I found Muench in the Patrick Henry cafeteria at lunchtime one day a few months later. She is twenty-one years old and has clear, bright hazel eyes and sandy-brown hair that she straightens and then curls with an iron. Patrick Henry is a Christian college, though it is not affiliated with any denomination, and it gives students guidelines on “glorifying God with their appearance.” During class hours, the college enforces a “business casual” dress code designed to prepare the students for office life—especially for offices in Washington, D.C., fifty miles to the east, where almost all the students have internships, with Republican politicians or in conservative think tanks. When I met Muench, she was wearing a cardigan and a navy skirt. The boys in the cafeteria all had neatly trimmed hair, and wore suits or khakis and button-down shirts; girls wore slacks or skirts just below the knee, and sweaters or blouses. Most said grace before eating, though they did it silently and discreetly, with a quick bow of the head. [...]

Muench, like eighty-five per cent of the students at Patrick Henry, was homeschooled, in her case in rural Idaho. Homeschoolers are not the most obvious raw material for a college whose main mission, since its founding, five years ago, has been to train a new generation of Christian politicians. Politics, after all, is the most social of professions, and many students arrive at Patrick Henry having never shared a classroom with anyone other than their siblings. In conservative circles, however, homeschoolers are considered something of an élite, rough around the edges but pure—in their focus, capacity for work, and ideological clarity—a view that helps explain why the Republican establishment has placed its support behind Patrick Henry, and why so many conservative politicians are hiring its graduates.

Patrick Henry’s president, Michael Farris, is a lawyer and minister who has worked for Christian causes for decades. He founded the school after getting requests from two constituencies: homeschooling parents and conservative congressmen. The parents would ask him where they could find a Christian college with a “courtship” atmosphere, meaning one where dating is regulated and subject to parental approval. The congressmen asked him where they could find homeschoolers as interns and staffers, “which I took to be shorthand for ‘someone who shares my values,’ ” Farris said. “And I knew they didn’t want a fourteen-year-old kid.” So he set out to build what he calls the Evangelical Ivy League, and what the students call Harvard for Homeschoolers.

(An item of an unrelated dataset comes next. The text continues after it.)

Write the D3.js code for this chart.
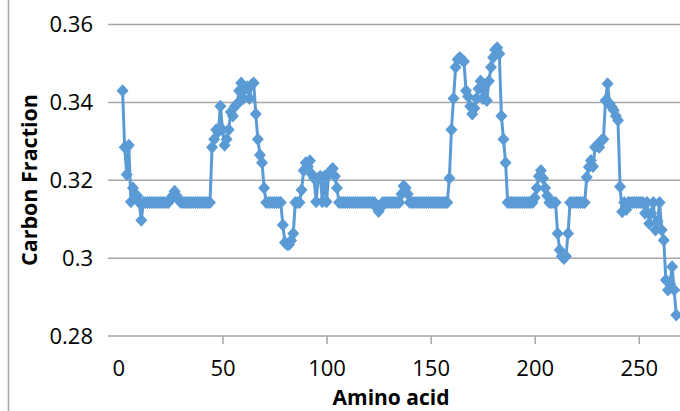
<!DOCTYPE html>
<html>
<head>
<meta charset="utf-8">
<script src="https://cdn.jsdelivr.net/npm/d3@7"></script>
<style>
    body { margin: 0; background: #fff; }
    text { font-family: "Open Sans", sans-serif; fill: #000; }
</style>
</head>
<body>
<div id="chart"></div>
<script>
// amino acid position of the first value
const aminoStart = 2;

// carbon fraction, one value per amino acid (2..268)
const carbonFraction = [
    0.343, 0.3285, 0.3215, 0.329, 0.3145, 0.318, 0.3165, 0.316,
    0.3143, 0.3097, 0.3143, 0.3143, 0.3143, 0.3143, 0.3143, 0.3143, 0.3143, 0.3143,
    0.3143, 0.3143, 0.3143, 0.3143, 0.3143, 0.315, 0.316, 0.3172, 0.316, 0.315,
    0.3143, 0.3143, 0.3143, 0.3143, 0.3143, 0.3143, 0.3143, 0.3143, 0.3143, 0.3143,
    0.3143, 0.3143, 0.3143, 0.3143, 0.3143, 0.3285, 0.3305, 0.333, 0.3325, 0.339,
    0.333, 0.329, 0.3305, 0.333, 0.3375, 0.3365, 0.339, 0.3395, 0.343, 0.345,
    0.341, 0.3435, 0.344, 0.341, 0.3445, 0.345, 0.337, 0.3305, 0.3265, 0.3245,
    0.318, 0.3143, 0.3143, 0.3143, 0.3143, 0.3143, 0.3143, 0.3143, 0.3143, 0.3085,
    0.304, 0.3035, 0.3035, 0.3045, 0.3063, 0.3143, 0.3143, 0.3143, 0.3175, 0.3225,
    0.3245, 0.3235, 0.325, 0.3215, 0.3205, 0.3145, 0.3205, 0.321, 0.3145, 0.321,
    0.3145, 0.3215, 0.3225, 0.323, 0.321, 0.318, 0.3143, 0.3143, 0.3143, 0.3143,
    0.3143, 0.3143, 0.3143, 0.3143, 0.3143, 0.3143, 0.3143, 0.3143, 0.3143, 0.3143,
    0.3143, 0.3143, 0.3143, 0.3143, 0.313, 0.312, 0.313, 0.3143, 0.3143, 0.3143,
    0.3143, 0.3143, 0.3143, 0.3143, 0.3143, 0.3143, 0.3165, 0.3185, 0.318, 0.3165,
    0.3143, 0.3143, 0.3143, 0.3143, 0.3143, 0.3143, 0.3143, 0.3143, 0.3143, 0.3143,
    0.3143, 0.3143, 0.3143, 0.3143, 0.3143, 0.3143, 0.3143, 0.3143, 0.3143, 0.3205,
    0.333, 0.341, 0.349, 0.351, 0.3515, 0.351, 0.3505, 0.343, 0.3415, 0.339,
    0.337, 0.3385, 0.341, 0.3435, 0.3455, 0.341, 0.3445, 0.3405, 0.3455, 0.349,
    0.3515, 0.3535, 0.354, 0.3525, 0.3365, 0.3305, 0.3245, 0.3143, 0.3143, 0.3143,
    0.3143, 0.3143, 0.3143, 0.3143, 0.3143, 0.3143, 0.3143, 0.3143, 0.3143, 0.3143,
    0.3155, 0.318, 0.321, 0.3225, 0.3205, 0.318, 0.316, 0.3143, 0.3143, 0.3143,
    0.3143, 0.3063, 0.3021, 0.3005, 0.2999, 0.3005, 0.3063, 0.3143, 0.3143, 0.3143,
    0.3143, 0.3143, 0.3143, 0.3143, 0.3143, 0.3208, 0.3234, 0.3251, 0.3235, 0.3285,
    0.329, 0.3285, 0.3302, 0.3305, 0.3405, 0.3448, 0.3397, 0.3388, 0.338, 0.3365,
    0.3354, 0.3183, 0.3119, 0.3143, 0.3125, 0.3143, 0.3143, 0.3143, 0.3143, 0.3143,
    0.3143, 0.3143, 0.3143, 0.3115, 0.3143, 0.3089, 0.3115, 0.3143, 0.3072, 0.3095,
    0.3143, 0.3072, 0.3046, 0.2944, 0.2918, 0.2935, 0.2978, 0.2918, 0.2854
];

const xTicks = [0, 50, 100, 150, 200, 250];
const yTicks = [0.28, 0.30, 0.32, 0.34, 0.36];

const width = 680, height = 411;
const plotLeft = 108, plotRight = 680;

const svg = d3.select("#chart")
    .append("svg")
    .attr("width", width)
    .attr("height", height);

const data = carbonFraction.map((v, i) => ({ x: aminoStart + i, y: v }));

const xScale = d3.scaleLinear().domain([0, 250]).range([118.4, 638.8]);
const yScale = d3.scaleLinear().domain([0.28, 0.36]).range([336, 24.5]);

// chart area border on the left
svg.append("line")
    .attr("x1", 8.5).attr("x2", 8.5)
    .attr("y1", 0).attr("y2", height)
    .attr("stroke", "#a8a8a8")
    .attr("stroke-width", 1.5);

// horizontal gridlines
svg.append("g")
    .selectAll("line")
    .data(yTicks)
    .join("line")
    .attr("x1", plotLeft).attr("x2", plotRight)
    .attr("y1", d => yScale(d)).attr("y2", d => yScale(d))
    .attr("stroke", "#a6a6a6")
    .attr("stroke-width", 1.5);

// y tick labels
svg.append("g")
    .selectAll("text")
    .data(yTicks)
    .join("text")
    .attr("x", 93)
    .attr("y", d => yScale(d))
    .attr("dy", "0.36em")
    .attr("text-anchor", "end")
    .style("font-size", "22px")
    .text(d => d3.format(".2~f")(d));

// x axis ticks and labels
let xAxis = d3.axisBottom(xScale)
    .tickValues(xTicks)
    .tickSize(8)
    .tickFormat(d3.format("d"));

let gx = svg.append("g")
    .attr("transform", `translate(0,${yScale(0.28)})`)
    .call(xAxis);
gx.select(".domain").remove();
gx.selectAll(".tick line").attr("stroke", "#a6a6a6").attr("stroke-width", 1.5)
    .filter(d => d === 0).remove();
gx.selectAll(".tick text")
    .attr("y", 24)
    .attr("fill", "#000")
    .style("font-family", "'Open Sans', sans-serif")
    .style("font-size", "22px");

// axis titles
svg.append("text")
    .attr("x", 391)
    .attr("y", 405)
    .attr("text-anchor", "middle")
    .style("font-size", "21px")
    .style("font-weight", "bold")
    .text("Amino acid");

svg.append("text")
    .attr("transform", "translate(37,180) rotate(-90)")
    .attr("text-anchor", "middle")
    .style("font-size", "21.5px")
    .style("font-weight", "bold")
    .text("Carbon Fraction");

// series line
const line = d3.line()
    .x(d => xScale(d.x))
    .y(d => yScale(d.y));

svg.append("path")
    .datum(data)
    .attr("d", line)
    .attr("fill", "none")
    .attr("stroke", "#5b9bd5")
    .attr("stroke-width", 3)
    .attr("stroke-linejoin", "round");

// diamond markers
const rx = 6, ry = 6.5;
svg.append("g")
    .selectAll("path")
    .data(data)
    .join("path")
    .attr("transform", d => `translate(${xScale(d.x)},${yScale(d.y)})`)
    .attr("d", `M0,${-ry}L${rx},0L0,${ry}L${-rx},0Z`)
    .attr("fill", "#5b9bd5");
</script>
</body>
</html>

In fifty years Harvard will be calling itself Henry for Heathens.

Posted by Orrin Judd at June 20, 2005 3:27 PM

When I was an MIT undergrad I was jealous of one of my friends, who had a t-shirt from T-shirt that sported the MIT logo and the words: "MIT: Tennessee Tech of the North".

I'd like to have a "Harvard: Patrick Henry College for Heathens" t-shirt to wear around the Yard.

Posted by: pj at June 20, 2005 3:47 PM

"During class hours, the college enforces a business casual dress code designed to prepare the students for office life"

Well, that sounds like a barrel of laughs.

Posted by: Ali Choudhury at June 20, 2005 3:54 PM

The secret is that Harvard is living off its reputation. It provides a worse education to undergraduates than almost any other big name school (other than Brown, which doesn't even pretend to try). It is almost certain that an undergraduate will recieve a better education at almost any of the mainline state universities (e.g. Ohio State, UNH, U Mass, U Nameit).

Posted by: Robert Schwartz at June 20, 2005 4:02 PM

That Muench chick is a scream.

Posted by: ghostcat at June 20, 2005 4:15 PM

it sounds like it is preparing battery hens for a life of laying (pace ali). with telecommuting so prevalent nowadays, these stay at home types won't ever have to face that mean old world.

Posted by: cjm at June 20, 2005 5:24 PM

This is not very different from how universities were run prior to the canker sore that was the 1960s, so I don't understand why people are getting so snarky.

As for me, I don't believe colleges should provide housing and certainly shouldn't be imposing rules on adults away from home. The wisest thing any kid can do is move off campus, especially in the phony world that colleges have created for their kids. At one time, they were like Patrick Henry, too strict, but today they are like letting people live in a theme park, which is if anything more harmful.

But that's a matter of personal opinion, not something I would make a part of the law.

Posted by: bart at June 21, 2005 7:34 PM

They are theme parks. The educations available are worthless outside of the hard sciences.

Posted by: oj at June 21, 2005 8:10 PM

anyone who doesn't have the time of their life at college/uni is a sad soul indeed. guess they are saving up to go wild when they hit 50, and get the corvette and gold chains.